Jerome Robbins is legendary for his directorial success, and, as Bock explains, that derives from his search for depth in his material.

"Perhaps the most intriguing question that we were ever asked, not having been asked this before in all our professional career--the first question he asked was, `All right, what is the piece about?'" Bock continues. "We were dumbfounded because previously, on other shows, everybody assumed that everybody knew what the piece was about, and that's how we wrote it. But he was searching for something deeper. I think our first answer was, `Well, it's quite obvious. It's about a father with a family and he's off to marry three daughters,' etc., etc. And that wasn't good enough. And we hung out again and again and again trying to respond to that question, conference after conference after conference. And at one point, one of us took a guess and said, `Well, I guess it's about the dissolution of this community's life, the breakup of tradition,' and that seemed to capture his imagination, because he ended up with this wonderful vision of a circle at the beginning being splintered at the end.
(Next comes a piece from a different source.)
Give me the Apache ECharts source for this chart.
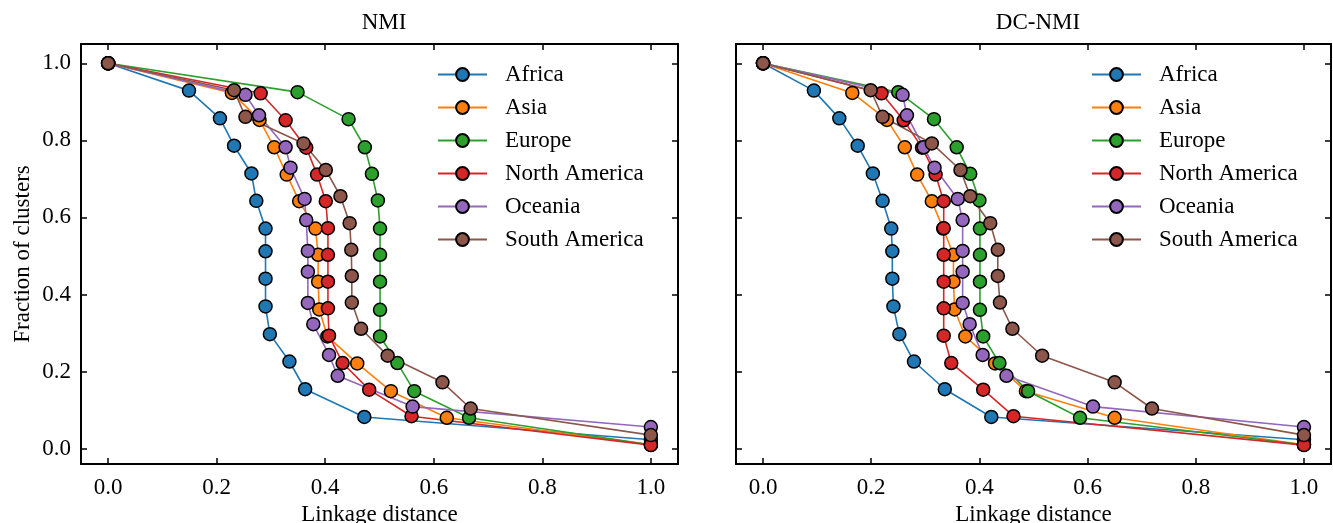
<!DOCTYPE html>
<html>
<head>
<meta charset="utf-8">
<script src="https://cdn.jsdelivr.net/npm/echarts@6/dist/echarts.min.js"></script>
<style>
  html, body { margin: 0; padding: 0; background: #fff; }
  #chart { width: 1333px; height: 523px; }
</style>
</head>
<body>
<div id="chart"></div>
<script>
// Continents, in plotting order
const continents = ['Africa', 'Asia', 'Europe', 'North America', 'Oceania', 'South America'];
const colors = ['#1f77b4', '#ff7f0e', '#2ca02c', '#d62728', '#9467bd', '#8c564b'];

// Fraction of clusters at each step (shared by both metrics)
const fracAfrica = [1.0, 0.929, 0.857, 0.786, 0.714, 0.643, 0.571, 0.512, 0.441, 0.369, 0.297, 0.226, 0.154, 0.082, 0.023];
const fracAsia = [1.0, 0.923, 0.853, 0.782, 0.711, 0.642, 0.571, 0.503, 0.433, 0.361, 0.291, 0.221, 0.149, 0.080, 0.010];
const fracEurope = [1.0, 0.925, 0.855, 0.782, 0.713, 0.644, 0.571, 0.503, 0.433, 0.360, 0.291, 0.222, 0.149, 0.080, 0.010];
const fracNorthAmerica = [1.0, 0.922, 0.852, 0.781, 0.711, 0.642, 0.572, 0.503, 0.433, 0.364, 0.293, 0.222, 0.153, 0.084, 0.009];
const fracOceania = [1.0, 0.918, 0.865, 0.782, 0.729, 0.648, 0.593, 0.513, 0.459, 0.378, 0.323, 0.243, 0.189, 0.109, 0.056];
const fracSouthAmerica = [1.0, 0.930, 0.861, 0.792, 0.723, 0.655, 0.585, 0.516, 0.448, 0.379, 0.311, 0.241, 0.172, 0.104, 0.035];

// Linkage distances, NMI
const nmiAfrica = [0, 0.149, 0.206, 0.232, 0.264, 0.273, 0.290, 0.290, 0.290, 0.290, 0.298, 0.334, 0.363, 0.472, 1.0];
const nmiAsia = [0, 0.228, 0.279, 0.306, 0.329, 0.352, 0.382, 0.387, 0.387, 0.389, 0.404, 0.459, 0.521, 0.624, 1.0];
const nmiEurope = [0, 0.349, 0.443, 0.473, 0.486, 0.497, 0.501, 0.501, 0.501, 0.501, 0.501, 0.533, 0.564, 0.665, 1.0];
const nmiNorthAmerica = [0, 0.281, 0.327, 0.365, 0.385, 0.401, 0.405, 0.405, 0.405, 0.405, 0.407, 0.432, 0.481, 0.559, 1.0];
const nmiOceania = [0, 0.253, 0.278, 0.327, 0.336, 0.362, 0.365, 0.368, 0.368, 0.368, 0.378, 0.407, 0.423, 0.561, 1.0];
const nmiSouthAmerica = [0, 0.232, 0.253, 0.360, 0.401, 0.428, 0.445, 0.448, 0.449, 0.449, 0.466, 0.515, 0.616, 0.668, 1.0];

// Linkage distances, DC-NMI
const dcAfrica = [0, 0.094, 0.141, 0.175, 0.203, 0.221, 0.237, 0.239, 0.239, 0.241, 0.252, 0.279, 0.336, 0.422, 1.0];
const dcAsia = [0, 0.165, 0.229, 0.262, 0.285, 0.312, 0.333, 0.352, 0.352, 0.354, 0.374, 0.429, 0.486, 0.650, 1.0];
const dcEurope = [0, 0.250, 0.316, 0.358, 0.383, 0.400, 0.401, 0.401, 0.401, 0.401, 0.407, 0.437, 0.490, 0.586, 1.0];
const dcNorthAmerica = [0, 0.219, 0.260, 0.294, 0.319, 0.334, 0.334, 0.334, 0.334, 0.334, 0.334, 0.348, 0.407, 0.463, 1.0];
const dcOceania = [0, 0.258, 0.266, 0.297, 0.317, 0.360, 0.369, 0.369, 0.369, 0.369, 0.382, 0.406, 0.450, 0.610, 1.0];
const dcSouthAmerica = [0, 0.199, 0.221, 0.312, 0.365, 0.383, 0.420, 0.434, 0.434, 0.438, 0.461, 0.516, 0.650, 0.719, 1.0];

// Tick positions
const xTicks = [0.0, 0.2, 0.4, 0.6, 0.8, 1.0];
const yTicks = [0.0, 0.2, 0.4, 0.6, 0.8, 1.0];

const panelTitles = ['NMI', 'DC-NMI'];
const xAxisTitle = 'Linkage distance';
const yAxisTitle = 'Fraction of clusters';

const fracs = [fracAfrica, fracAsia, fracEurope, fracNorthAmerica, fracOceania, fracSouthAmerica];
const nmiX = [nmiAfrica, nmiAsia, nmiEurope, nmiNorthAmerica, nmiOceania, nmiSouthAmerica];
const dcX = [dcAfrica, dcAsia, dcEurope, dcNorthAmerica, dcOceania, dcSouthAmerica];

const FONT = 'Liberation Serif';
const FS = 23;

const grids = [
  { left: 81, top: 44, width: 597, height: 420, outerBoundsMode: 'none', containLabel: false },
  { left: 736, top: 44, width: 595, height: 420, outerBoundsMode: 'none', containLabel: false }
];

function xAxisFor(gridIndex, position, showLabels) {
  return {
    type: 'value', gridIndex, position,
    min: -0.05, max: 1.05,
    splitLine: { show: false },
    axisLine: { show: true, onZero: false, lineStyle: { color: '#000', width: 2 } },
    axisTick: { show: true, inside: true, length: 6, customValues: xTicks, lineStyle: { color: '#000', width: 1.5 } },
    axisLabel: {
      show: showLabels, customValues: xTicks, margin: 12,
      formatter: v => v.toFixed(1),
      color: '#000', fontFamily: FONT, fontSize: FS
    },
    name: showLabels ? xAxisTitle : '',
    nameLocation: 'middle', nameGap: 36,
    nameTextStyle: { color: '#000', fontFamily: FONT, fontSize: FS }
  };
}

function yAxisFor(gridIndex, position, showLabels, showName) {
  return {
    type: 'value', gridIndex, position,
    min: -0.04, max: 1.05,
    splitLine: { show: false },
    axisLine: { show: true, onZero: false, lineStyle: { color: '#000', width: 2 } },
    axisTick: { show: true, inside: true, length: 6, customValues: yTicks, lineStyle: { color: '#000', width: 1.5 } },
    axisLabel: {
      show: showLabels, customValues: yTicks, margin: 10,
      formatter: v => v.toFixed(1),
      color: '#000', fontFamily: FONT, fontSize: FS
    },
    name: showName ? yAxisTitle : '',
    nameLocation: 'middle', nameGap: 47,
    nameTextStyle: { color: '#000', fontFamily: FONT, fontSize: FS }
  };
}

const series = [];
[nmiX, dcX].forEach((xs, p) => {
  continents.forEach((name, i) => {
    series.push({
      type: 'line', name,
      xAxisIndex: p * 2, yAxisIndex: p * 2,
      data: xs[i].map((x, k) => [x, fracs[i][k]]),
      symbol: 'circle', symbolSize: 13, showAllSymbol: true,
      itemStyle: { color: colors[i], borderColor: '#000', borderWidth: 1.5 },
      lineStyle: { color: colors[i], width: 1.6 },
      emphasis: { disabled: true }
    });
  });
});

function legendFor(left) {
  return {
    orient: 'vertical', left, top: 58,
    data: continents,
    itemWidth: 49, itemHeight: 16, itemGap: 10,
    selectedMode: false,
    textStyle: { color: '#000', fontFamily: FONT, fontSize: FS, lineHeight: 23, padding: [0, 0, 0, 13] }
  };
}

const chart = echarts.init(document.getElementById('chart'), null, { renderer: 'canvas' });
chart.setOption({
  animation: false,
  backgroundColor: '#fff',
  color: colors,
  title: [
    { text: panelTitles[0], left: 379, top: 6, textAlign: 'center',
      textStyle: { color: '#000', fontFamily: FONT, fontSize: FS, fontWeight: 'normal' } },
    { text: panelTitles[1], left: 1033, top: 6, textAlign: 'center',
      textStyle: { color: '#000', fontFamily: FONT, fontSize: FS, fontWeight: 'normal' } }
  ],
  legend: [legendFor(432), legendFor(1086)],
  grid: grids,
  xAxis: [
    xAxisFor(0, 'bottom', true), xAxisFor(0, 'top', false),
    xAxisFor(1, 'bottom', true), xAxisFor(1, 'top', false)
  ],
  yAxis: [
    yAxisFor(0, 'left', true, true), yAxisFor(0, 'right', false, false),
    yAxisFor(1, 'left', false, false), yAxisFor(1, 'right', false, false)
  ],
  series
});
</script>
</body>
</html>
He said, `Now you must contribute to that meaning with every song, with every scene, so that it builds and becomes clear that the underlying principle of this show is that's what it's about.' "

"The opening, by the way," Mr. Bock says, "came in bits, fits and stages. We didn't come one day and say, `Jerry, here's the opening.' It was pieced together. We found puzzle pieces that Robbins began to organize and, in his way, celebrate it until it became this mélange of meeting the characters, of seeing the circle, of singing the family and, you know, he did a miracle with that opening number. 'What A Life' was the name of it — it was to a horse."

But, as Mr. Harnick explains, the composers employed traditional Jewish styles and stories to keep the story authentic.

"I was very conscious of a phrase that kept recurring in the Sholom Aleichem stories. `Ah, if only I were a rich man. Ah, if only I had money,' you know. And this song--I don't remember exactly why, but it seemed to be the right music for that.

And, for a larger-than-life lead who could be true to the original text, the songwriters chose Zero Mostel, because of his ability to channel the depth, realness, wryness, and emotion of the text, while clearly translating Jewish traditions. For many who might not have understood Yiddish, Harnick explains, even translating L'chayim was important.

"Well, there was a reason for that. During the writing of the show, I went to see the cabaret performer Lenny Bruce. I'd heard a lot about him, and I'd heard a lot about how he was being faulted for using so much profanity and obscenity in his act, so I went to see him. And the obscenities were all part of characters that he created, and since they were in character, they didn't bother me. What did bother me was that throughout the evening, like a cheap comic, he would throw in Yiddish phrases, and they would get scattered laughter throughout the room, and I thought, `That is cheap. ' So we made a conscious decision in doing this show that we would use a few Hebrew or Jewish or Yiddish words for salt and pepper, but that if any of them created laughter, they would come out of the show. And we always used them in a context where we thought the audience has got to understand what they mean. So when I wrote, `To life, to life, L'chayim, L'chayim, L'chayim, to life,' I thought, `Well, they'll know that one.'"

But the greatest testimony to Fiddler is its longevity. It remains one of the most performed and most treasured works of theater to come out of the period, and exceeds these composers wildest expectations.

"What I could never imagine is that 36 years later, I'd be going to a public school where my granddaughter attends and see a production of "Fiddler" in Manhattan," Bock concludes. "That was beyond belief, in addition to which to--I've been fortunate enough to see it in various countries in so many different ways--theaters that were dime-sized, orchestras under the stage, and yet, coming through and reaching the people by the performance and by the show. Those were things that were unimaginable.